## REQUIRED WORK
Begin at the line containing "Reproduce this chart" and stop at the line containing "svg.append('g').attr('stroke', 'black').attr('stroke-width', 2);"; copy those lines exactly, ends included, and nothing else.

## RECORDS TO USE
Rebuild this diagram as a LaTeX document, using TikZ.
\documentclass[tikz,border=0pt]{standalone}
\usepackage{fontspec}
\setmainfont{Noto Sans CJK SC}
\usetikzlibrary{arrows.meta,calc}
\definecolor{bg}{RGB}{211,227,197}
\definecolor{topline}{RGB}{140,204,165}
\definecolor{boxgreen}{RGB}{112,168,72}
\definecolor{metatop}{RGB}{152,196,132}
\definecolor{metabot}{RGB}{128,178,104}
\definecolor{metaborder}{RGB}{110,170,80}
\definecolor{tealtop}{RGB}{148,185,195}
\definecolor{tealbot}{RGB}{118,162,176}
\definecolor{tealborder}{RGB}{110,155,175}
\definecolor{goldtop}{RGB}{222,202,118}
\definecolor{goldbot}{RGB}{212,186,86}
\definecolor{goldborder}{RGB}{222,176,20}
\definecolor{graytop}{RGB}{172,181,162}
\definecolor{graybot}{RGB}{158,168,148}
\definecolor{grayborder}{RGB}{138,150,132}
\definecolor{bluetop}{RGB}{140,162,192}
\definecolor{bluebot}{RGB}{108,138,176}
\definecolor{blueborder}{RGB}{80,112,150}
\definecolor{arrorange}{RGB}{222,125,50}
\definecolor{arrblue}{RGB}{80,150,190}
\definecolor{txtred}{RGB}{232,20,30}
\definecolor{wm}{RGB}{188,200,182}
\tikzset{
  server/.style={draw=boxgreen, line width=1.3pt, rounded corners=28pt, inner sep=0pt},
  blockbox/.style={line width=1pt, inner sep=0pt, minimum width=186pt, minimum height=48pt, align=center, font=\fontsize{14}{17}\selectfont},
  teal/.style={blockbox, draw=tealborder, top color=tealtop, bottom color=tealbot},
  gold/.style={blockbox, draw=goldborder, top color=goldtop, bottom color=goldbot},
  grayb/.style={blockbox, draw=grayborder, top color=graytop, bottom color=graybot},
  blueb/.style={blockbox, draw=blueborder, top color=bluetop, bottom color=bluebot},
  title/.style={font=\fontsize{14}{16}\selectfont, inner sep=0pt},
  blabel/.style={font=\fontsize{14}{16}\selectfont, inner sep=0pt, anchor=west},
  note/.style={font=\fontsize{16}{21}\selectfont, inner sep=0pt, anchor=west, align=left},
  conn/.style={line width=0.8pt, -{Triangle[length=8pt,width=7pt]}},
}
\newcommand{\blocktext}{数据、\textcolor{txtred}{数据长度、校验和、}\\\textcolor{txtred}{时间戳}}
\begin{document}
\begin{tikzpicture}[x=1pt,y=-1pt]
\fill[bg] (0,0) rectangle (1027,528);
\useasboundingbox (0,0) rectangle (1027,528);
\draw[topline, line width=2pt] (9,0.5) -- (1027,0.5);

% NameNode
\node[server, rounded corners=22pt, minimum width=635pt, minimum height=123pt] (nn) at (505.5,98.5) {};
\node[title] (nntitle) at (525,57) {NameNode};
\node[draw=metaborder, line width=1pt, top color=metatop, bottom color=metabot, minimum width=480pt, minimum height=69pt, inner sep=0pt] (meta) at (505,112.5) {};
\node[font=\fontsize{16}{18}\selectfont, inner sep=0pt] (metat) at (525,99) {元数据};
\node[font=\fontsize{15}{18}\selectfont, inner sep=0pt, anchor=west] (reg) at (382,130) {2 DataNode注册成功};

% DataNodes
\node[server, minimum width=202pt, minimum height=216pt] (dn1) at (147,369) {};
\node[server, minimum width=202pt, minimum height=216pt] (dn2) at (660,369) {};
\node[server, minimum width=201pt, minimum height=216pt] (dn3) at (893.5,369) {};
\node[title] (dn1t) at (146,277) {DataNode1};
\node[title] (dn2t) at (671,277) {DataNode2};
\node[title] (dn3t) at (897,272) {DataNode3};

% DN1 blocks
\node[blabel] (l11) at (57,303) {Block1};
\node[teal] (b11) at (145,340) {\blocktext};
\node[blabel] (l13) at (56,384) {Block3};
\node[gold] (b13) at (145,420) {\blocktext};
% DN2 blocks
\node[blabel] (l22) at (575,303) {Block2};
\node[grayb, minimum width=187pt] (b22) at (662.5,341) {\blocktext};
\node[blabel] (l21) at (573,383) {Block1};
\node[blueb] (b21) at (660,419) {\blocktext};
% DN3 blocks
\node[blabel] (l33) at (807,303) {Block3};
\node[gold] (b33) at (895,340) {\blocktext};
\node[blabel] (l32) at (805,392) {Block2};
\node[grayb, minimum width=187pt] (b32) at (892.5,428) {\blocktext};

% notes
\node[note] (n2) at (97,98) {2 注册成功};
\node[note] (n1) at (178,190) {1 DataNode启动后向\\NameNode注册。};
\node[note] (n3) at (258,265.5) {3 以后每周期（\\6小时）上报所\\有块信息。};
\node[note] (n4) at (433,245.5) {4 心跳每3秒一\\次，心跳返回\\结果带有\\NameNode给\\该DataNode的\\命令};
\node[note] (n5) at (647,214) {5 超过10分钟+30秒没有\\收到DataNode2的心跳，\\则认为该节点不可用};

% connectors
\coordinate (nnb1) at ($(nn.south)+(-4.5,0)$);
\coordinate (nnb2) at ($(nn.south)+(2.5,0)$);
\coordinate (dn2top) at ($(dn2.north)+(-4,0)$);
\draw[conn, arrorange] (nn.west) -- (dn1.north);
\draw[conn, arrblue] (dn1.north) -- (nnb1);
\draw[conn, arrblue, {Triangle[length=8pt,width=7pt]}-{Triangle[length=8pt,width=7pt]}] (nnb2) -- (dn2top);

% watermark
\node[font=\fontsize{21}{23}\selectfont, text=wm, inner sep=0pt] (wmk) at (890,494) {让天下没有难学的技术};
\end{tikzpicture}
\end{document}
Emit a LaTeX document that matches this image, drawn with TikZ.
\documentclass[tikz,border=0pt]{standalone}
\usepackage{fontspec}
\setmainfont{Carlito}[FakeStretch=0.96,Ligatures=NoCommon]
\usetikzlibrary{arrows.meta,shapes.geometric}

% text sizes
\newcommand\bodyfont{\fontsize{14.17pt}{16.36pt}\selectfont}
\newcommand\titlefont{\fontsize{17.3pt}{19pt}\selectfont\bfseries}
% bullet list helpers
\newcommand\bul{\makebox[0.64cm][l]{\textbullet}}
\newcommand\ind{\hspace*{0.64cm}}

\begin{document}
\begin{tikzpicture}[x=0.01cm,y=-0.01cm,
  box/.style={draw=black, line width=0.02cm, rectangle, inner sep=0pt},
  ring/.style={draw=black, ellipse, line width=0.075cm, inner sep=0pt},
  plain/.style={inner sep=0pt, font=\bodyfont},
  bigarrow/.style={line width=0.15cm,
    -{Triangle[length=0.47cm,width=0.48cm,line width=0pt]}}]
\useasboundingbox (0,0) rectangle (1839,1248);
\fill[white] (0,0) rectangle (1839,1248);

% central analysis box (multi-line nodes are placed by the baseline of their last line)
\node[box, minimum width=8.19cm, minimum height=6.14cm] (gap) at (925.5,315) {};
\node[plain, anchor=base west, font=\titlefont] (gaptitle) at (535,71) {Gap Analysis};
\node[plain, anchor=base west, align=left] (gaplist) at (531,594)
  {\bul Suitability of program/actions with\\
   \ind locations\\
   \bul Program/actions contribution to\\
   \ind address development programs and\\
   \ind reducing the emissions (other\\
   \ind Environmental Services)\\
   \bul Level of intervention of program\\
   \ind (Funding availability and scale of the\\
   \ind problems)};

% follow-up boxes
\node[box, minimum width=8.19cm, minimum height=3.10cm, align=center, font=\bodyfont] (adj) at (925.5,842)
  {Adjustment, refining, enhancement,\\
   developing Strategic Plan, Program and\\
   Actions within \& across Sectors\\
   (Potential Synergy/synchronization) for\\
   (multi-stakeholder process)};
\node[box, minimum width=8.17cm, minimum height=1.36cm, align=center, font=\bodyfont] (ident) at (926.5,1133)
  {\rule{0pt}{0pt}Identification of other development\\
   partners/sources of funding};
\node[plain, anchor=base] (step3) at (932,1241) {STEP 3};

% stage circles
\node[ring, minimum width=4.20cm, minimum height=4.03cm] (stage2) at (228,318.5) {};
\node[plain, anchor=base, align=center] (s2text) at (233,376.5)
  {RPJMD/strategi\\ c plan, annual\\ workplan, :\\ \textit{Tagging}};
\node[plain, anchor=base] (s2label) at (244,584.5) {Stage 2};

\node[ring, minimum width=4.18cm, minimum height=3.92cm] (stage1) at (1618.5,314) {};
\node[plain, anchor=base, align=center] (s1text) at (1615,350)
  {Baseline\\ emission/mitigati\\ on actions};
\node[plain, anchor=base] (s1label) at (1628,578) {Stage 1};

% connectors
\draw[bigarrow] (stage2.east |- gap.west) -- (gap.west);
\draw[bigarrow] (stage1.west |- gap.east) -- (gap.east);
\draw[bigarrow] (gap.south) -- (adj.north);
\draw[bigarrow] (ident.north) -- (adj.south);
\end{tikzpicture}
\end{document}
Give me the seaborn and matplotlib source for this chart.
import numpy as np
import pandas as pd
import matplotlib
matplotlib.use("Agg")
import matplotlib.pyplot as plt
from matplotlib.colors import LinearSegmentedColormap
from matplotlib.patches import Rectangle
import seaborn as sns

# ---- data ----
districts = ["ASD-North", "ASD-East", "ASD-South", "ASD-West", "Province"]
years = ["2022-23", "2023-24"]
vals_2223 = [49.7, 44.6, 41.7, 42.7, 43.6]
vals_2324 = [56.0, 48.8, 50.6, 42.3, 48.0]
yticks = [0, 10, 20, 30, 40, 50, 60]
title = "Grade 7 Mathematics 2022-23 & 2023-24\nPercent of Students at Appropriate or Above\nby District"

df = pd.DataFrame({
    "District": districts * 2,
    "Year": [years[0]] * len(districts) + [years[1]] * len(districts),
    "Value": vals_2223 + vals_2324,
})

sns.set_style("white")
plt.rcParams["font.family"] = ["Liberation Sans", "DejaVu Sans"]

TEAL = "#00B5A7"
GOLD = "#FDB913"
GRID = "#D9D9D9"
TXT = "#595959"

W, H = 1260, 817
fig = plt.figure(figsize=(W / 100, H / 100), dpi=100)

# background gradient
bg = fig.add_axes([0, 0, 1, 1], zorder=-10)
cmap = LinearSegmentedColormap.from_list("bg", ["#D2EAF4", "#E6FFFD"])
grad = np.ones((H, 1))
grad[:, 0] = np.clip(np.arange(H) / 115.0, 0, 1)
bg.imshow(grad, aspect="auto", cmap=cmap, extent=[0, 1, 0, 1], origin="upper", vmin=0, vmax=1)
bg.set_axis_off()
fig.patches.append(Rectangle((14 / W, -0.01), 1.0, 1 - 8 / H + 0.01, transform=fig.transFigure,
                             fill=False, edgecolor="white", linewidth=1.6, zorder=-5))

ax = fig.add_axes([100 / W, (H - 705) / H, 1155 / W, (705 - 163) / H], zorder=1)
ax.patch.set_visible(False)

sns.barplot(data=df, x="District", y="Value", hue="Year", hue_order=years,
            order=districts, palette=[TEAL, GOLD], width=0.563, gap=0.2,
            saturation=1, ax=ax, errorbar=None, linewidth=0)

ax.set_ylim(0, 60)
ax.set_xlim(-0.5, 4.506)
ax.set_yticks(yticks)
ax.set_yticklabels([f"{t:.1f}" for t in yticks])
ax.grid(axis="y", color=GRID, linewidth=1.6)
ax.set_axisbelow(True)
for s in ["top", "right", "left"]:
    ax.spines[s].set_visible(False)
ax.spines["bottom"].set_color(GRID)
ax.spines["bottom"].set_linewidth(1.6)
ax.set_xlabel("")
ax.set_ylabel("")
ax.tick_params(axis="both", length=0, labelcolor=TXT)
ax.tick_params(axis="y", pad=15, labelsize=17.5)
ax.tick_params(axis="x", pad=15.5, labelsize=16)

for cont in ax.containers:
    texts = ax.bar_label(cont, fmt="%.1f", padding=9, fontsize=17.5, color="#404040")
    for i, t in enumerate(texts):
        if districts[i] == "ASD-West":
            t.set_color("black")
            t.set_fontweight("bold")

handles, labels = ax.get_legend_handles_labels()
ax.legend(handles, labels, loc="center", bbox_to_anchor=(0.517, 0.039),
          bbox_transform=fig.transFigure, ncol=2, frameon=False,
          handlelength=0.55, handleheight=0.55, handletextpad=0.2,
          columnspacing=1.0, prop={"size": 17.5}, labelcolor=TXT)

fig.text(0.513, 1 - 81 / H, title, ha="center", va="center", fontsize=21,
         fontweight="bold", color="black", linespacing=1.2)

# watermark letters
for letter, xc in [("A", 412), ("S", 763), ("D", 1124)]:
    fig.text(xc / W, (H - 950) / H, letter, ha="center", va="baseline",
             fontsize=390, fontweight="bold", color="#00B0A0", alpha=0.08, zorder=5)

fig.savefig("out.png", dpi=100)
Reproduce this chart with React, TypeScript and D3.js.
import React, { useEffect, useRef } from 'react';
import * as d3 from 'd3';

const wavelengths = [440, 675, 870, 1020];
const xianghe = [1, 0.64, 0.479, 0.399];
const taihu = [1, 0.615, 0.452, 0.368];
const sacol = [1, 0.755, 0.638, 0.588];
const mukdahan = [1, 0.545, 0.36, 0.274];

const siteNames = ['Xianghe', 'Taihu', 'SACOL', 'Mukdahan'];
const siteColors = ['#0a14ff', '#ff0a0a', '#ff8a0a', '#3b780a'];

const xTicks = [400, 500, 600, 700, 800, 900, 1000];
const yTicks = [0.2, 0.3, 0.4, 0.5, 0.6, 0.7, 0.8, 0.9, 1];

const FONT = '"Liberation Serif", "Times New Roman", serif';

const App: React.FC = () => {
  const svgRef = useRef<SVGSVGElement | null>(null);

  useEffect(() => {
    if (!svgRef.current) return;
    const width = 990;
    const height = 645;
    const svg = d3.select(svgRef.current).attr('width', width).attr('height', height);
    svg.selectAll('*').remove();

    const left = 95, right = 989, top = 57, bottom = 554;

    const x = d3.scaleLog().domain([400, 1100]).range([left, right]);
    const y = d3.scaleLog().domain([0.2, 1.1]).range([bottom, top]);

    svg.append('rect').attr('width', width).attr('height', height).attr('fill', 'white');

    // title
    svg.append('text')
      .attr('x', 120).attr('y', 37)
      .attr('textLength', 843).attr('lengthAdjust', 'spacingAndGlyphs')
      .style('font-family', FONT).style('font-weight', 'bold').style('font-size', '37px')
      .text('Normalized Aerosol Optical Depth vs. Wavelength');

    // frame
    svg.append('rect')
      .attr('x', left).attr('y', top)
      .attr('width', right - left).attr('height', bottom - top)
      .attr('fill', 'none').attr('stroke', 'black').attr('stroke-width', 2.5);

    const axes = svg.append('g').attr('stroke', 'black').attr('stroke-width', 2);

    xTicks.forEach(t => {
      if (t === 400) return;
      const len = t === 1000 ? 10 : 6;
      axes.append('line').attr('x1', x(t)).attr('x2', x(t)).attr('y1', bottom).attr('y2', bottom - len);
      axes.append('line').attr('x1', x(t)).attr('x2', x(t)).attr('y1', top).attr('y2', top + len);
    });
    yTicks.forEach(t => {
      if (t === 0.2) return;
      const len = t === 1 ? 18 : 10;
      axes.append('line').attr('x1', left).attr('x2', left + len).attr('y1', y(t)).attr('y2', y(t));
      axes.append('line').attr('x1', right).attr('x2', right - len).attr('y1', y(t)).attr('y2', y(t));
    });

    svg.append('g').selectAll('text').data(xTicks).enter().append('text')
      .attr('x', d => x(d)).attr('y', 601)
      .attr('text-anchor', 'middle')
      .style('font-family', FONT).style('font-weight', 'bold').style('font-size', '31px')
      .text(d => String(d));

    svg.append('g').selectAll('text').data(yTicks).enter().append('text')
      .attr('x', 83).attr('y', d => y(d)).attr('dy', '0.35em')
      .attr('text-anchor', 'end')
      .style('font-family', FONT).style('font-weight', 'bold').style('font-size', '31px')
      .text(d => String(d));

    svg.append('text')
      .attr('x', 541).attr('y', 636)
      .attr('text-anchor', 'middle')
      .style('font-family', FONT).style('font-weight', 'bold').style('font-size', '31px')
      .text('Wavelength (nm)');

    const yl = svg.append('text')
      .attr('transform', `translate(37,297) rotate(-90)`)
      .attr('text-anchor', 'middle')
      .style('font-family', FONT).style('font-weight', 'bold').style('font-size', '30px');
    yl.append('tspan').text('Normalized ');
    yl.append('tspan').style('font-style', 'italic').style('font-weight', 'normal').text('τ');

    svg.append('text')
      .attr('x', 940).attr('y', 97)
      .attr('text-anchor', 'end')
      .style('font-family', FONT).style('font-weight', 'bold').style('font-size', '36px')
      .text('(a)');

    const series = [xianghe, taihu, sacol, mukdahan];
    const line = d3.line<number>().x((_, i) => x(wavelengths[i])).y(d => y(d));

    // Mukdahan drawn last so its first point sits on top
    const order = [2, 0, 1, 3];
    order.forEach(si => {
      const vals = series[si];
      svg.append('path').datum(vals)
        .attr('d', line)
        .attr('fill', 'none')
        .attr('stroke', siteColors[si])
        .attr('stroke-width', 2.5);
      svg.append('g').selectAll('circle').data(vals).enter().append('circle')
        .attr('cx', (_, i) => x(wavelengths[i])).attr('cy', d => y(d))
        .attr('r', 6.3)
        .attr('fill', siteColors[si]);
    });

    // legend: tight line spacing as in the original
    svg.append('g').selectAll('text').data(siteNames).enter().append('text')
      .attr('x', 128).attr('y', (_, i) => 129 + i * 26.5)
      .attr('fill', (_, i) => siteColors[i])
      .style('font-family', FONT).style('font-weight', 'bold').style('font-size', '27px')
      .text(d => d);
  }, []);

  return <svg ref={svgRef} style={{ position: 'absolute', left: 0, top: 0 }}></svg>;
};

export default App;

## OUTPUT
Reproduce this chart with React, TypeScript and D3.js.
import React, { useEffect, useRef } from 'react';
import * as d3 from 'd3';

const wavelengths = [440, 675, 870, 1020];
const xianghe = [1, 0.64, 0.479, 0.399];
const taihu = [1, 0.615, 0.452, 0.368];
const sacol = [1, 0.755, 0.638, 0.588];
const mukdahan = [1, 0.545, 0.36, 0.274];

const siteNames = ['Xianghe', 'Taihu', 'SACOL', 'Mukdahan'];
const siteColors = ['#0a14ff', '#ff0a0a', '#ff8a0a', '#3b780a'];

const xTicks = [400, 500, 600, 700, 800, 900, 1000];
const yTicks = [0.2, 0.3, 0.4, 0.5, 0.6, 0.7, 0.8, 0.9, 1];

const FONT = '"Liberation Serif", "Times New Roman", serif';

const App: React.FC = () => {
  const svgRef = useRef<SVGSVGElement | null>(null);

  useEffect(() => {
    if (!svgRef.current) return;
    const width = 990;
    const height = 645;
    const svg = d3.select(svgRef.current).attr('width', width).attr('height', height);
    svg.selectAll('*').remove();

    const left = 95, right = 989, top = 57, bottom = 554;

    const x = d3.scaleLog().domain([400, 1100]).range([left, right]);
    const y = d3.scaleLog().domain([0.2, 1.1]).range([bottom, top]);

    svg.append('rect').attr('width', width).attr('height', height).attr('fill', 'white');

    // title
    svg.append('text')
      .attr('x', 120).attr('y', 37)
      .attr('textLength', 843).attr('lengthAdjust', 'spacingAndGlyphs')
      .style('font-family', FONT).style('font-weight', 'bold').style('font-size', '37px')
      .text('Normalized Aerosol Optical Depth vs. Wavelength');

    // frame
    svg.append('rect')
      .attr('x', left).attr('y', top)
      .attr('width', right - left).attr('height', bottom - top)
      .attr('fill', 'none').attr('stroke', 'black').attr('stroke-width', 2.5);

    const axes = svg.append('g').attr('stroke', 'black').attr('stroke-width', 2);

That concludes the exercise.